# Short task:
Quote exactly, and only, the lines of the material below from the line with "Write the Plotly code for this chart." through the line with "0.167, 0.080, 0.015, 0.0]".

# # # #

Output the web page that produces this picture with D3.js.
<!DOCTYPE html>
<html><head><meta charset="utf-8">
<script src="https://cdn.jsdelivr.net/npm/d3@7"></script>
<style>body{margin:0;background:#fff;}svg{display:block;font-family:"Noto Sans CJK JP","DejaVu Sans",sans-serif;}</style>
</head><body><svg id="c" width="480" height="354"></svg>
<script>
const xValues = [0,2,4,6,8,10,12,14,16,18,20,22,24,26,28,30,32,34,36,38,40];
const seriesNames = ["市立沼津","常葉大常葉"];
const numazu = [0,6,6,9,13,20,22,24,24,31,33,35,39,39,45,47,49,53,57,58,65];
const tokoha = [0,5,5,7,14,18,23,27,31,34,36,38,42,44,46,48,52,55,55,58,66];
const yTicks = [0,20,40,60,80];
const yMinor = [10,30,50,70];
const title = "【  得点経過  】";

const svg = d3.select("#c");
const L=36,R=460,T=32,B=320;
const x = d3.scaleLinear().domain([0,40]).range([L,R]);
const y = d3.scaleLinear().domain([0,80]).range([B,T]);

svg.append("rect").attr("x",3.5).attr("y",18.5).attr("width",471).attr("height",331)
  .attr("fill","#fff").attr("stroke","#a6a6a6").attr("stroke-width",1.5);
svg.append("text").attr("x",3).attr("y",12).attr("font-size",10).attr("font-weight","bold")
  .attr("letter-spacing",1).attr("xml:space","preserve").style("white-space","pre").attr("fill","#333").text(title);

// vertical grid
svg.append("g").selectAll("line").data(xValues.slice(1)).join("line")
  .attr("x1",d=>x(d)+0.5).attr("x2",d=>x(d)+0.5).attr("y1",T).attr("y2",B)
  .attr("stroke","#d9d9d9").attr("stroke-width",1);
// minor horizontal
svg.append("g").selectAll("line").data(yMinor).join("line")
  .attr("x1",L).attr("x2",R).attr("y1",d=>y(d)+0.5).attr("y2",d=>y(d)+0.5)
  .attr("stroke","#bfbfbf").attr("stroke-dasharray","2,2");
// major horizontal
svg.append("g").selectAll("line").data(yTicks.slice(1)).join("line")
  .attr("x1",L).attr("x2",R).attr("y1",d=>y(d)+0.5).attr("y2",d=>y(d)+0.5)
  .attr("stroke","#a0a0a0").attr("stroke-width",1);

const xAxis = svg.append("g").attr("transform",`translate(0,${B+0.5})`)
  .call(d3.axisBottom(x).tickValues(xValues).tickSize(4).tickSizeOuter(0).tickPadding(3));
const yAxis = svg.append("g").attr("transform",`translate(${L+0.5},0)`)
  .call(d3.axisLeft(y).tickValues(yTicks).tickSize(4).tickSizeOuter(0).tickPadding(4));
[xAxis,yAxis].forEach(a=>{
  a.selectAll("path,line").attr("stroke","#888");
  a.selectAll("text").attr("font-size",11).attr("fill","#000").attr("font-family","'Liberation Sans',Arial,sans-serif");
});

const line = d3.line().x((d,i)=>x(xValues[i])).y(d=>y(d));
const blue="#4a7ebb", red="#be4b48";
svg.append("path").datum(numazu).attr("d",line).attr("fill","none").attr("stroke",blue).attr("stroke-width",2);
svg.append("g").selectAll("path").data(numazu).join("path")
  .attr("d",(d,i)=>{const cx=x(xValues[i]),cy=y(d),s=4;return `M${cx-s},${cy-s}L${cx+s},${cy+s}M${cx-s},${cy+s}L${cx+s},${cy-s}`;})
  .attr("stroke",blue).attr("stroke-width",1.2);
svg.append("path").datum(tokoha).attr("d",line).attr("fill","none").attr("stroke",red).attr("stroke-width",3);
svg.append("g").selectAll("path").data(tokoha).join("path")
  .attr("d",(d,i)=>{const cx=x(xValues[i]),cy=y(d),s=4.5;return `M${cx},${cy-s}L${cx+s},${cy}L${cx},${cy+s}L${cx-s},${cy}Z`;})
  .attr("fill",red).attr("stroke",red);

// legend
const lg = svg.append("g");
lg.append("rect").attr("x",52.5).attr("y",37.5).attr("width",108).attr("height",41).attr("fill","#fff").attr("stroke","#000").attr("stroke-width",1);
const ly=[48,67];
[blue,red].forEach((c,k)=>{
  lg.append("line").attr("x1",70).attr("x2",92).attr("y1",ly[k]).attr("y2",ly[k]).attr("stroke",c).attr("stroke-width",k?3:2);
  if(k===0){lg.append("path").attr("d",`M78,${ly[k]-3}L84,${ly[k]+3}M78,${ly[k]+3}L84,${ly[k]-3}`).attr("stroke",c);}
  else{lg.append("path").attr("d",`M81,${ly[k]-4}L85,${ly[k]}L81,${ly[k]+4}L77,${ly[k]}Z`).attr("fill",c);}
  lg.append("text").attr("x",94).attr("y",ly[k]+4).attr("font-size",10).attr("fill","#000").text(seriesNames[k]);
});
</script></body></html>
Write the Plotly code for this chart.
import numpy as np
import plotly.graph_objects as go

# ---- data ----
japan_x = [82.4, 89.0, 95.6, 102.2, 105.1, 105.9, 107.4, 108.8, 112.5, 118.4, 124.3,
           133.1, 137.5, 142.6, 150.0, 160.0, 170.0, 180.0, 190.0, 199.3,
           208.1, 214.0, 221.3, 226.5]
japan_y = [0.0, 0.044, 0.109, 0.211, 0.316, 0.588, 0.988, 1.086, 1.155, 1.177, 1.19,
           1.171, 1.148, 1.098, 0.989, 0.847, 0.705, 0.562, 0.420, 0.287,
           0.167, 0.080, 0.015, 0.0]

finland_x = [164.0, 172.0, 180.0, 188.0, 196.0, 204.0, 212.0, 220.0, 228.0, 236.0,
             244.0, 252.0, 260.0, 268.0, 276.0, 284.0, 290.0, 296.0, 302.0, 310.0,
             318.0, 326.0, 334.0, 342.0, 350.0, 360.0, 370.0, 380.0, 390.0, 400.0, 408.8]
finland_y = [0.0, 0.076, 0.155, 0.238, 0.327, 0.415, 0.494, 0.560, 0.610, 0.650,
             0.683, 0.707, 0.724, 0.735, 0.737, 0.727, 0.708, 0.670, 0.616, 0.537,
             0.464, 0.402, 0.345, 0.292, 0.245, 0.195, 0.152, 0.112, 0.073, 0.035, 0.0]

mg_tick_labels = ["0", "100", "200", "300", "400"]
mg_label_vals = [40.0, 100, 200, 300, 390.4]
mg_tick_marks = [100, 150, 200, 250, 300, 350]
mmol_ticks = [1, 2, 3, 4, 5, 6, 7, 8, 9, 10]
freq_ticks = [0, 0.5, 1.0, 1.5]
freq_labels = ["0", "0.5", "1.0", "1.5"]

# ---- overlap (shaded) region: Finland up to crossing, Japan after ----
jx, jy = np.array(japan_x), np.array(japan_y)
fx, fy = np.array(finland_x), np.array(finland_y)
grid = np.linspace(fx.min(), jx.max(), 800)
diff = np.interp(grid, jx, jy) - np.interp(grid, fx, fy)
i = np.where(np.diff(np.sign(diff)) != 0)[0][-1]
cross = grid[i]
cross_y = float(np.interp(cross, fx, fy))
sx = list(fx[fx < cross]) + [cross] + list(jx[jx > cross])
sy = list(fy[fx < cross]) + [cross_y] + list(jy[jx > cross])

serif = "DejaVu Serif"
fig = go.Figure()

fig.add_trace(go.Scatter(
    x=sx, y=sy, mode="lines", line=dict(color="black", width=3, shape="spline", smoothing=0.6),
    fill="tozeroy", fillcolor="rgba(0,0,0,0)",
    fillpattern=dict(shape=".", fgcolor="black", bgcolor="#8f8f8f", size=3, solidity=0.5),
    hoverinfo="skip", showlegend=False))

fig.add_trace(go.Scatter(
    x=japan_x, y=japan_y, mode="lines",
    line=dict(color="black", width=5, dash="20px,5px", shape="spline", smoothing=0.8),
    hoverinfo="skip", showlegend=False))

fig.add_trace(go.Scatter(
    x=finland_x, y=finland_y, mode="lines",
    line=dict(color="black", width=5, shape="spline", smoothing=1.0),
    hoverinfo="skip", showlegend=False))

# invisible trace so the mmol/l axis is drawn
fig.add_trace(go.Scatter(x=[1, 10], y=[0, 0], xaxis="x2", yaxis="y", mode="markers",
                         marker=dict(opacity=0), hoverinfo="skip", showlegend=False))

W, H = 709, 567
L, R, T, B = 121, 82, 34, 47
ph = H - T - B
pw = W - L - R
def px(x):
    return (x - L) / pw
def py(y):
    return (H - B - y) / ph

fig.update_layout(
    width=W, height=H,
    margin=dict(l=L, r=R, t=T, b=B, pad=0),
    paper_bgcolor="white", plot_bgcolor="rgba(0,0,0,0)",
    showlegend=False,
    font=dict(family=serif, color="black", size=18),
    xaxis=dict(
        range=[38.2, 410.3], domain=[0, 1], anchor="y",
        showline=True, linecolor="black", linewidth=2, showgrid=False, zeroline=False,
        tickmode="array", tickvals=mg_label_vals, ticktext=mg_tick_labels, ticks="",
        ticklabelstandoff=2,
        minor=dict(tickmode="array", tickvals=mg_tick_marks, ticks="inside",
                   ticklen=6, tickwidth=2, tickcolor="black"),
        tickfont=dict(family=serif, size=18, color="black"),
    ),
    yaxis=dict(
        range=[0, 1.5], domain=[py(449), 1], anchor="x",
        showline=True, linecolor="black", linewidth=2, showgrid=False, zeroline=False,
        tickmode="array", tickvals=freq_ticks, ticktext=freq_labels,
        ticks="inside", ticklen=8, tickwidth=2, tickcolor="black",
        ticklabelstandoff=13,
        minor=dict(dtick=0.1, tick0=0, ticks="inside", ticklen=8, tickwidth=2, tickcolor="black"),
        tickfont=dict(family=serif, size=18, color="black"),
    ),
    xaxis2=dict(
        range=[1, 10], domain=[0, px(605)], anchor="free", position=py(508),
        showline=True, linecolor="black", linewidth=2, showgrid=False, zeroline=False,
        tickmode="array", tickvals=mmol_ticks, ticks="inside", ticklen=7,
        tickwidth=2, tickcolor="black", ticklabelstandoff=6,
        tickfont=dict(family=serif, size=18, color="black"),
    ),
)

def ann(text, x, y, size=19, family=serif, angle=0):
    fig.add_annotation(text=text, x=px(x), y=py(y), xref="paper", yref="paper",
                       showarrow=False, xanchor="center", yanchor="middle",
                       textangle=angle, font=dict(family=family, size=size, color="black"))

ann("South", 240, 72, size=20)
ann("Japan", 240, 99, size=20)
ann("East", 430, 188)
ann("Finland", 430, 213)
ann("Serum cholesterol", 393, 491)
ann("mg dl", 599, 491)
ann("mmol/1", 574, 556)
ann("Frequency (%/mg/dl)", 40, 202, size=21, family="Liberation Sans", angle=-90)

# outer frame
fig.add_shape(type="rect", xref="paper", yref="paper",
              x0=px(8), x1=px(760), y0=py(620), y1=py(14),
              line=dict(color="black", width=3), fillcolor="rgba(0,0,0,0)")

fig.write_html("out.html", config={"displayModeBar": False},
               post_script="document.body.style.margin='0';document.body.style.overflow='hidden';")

# # # #

# The result:
Write the Plotly code for this chart.
import numpy as np
import plotly.graph_objects as go

# ---- data ----
japan_x = [82.4, 89.0, 95.6, 102.2, 105.1, 105.9, 107.4, 108.8, 112.5, 118.4, 124.3,
           133.1, 137.5, 142.6, 150.0, 160.0, 170.0, 180.0, 190.0, 199.3,
           208.1, 214.0, 221.3, 226.5]
japan_y = [0.0, 0.044, 0.109, 0.211, 0.316, 0.588, 0.988, 1.086, 1.155, 1.177, 1.19,
           1.171, 1.148, 1.098, 0.989, 0.847, 0.705, 0.562, 0.420, 0.287,
           0.167, 0.080, 0.015, 0.0]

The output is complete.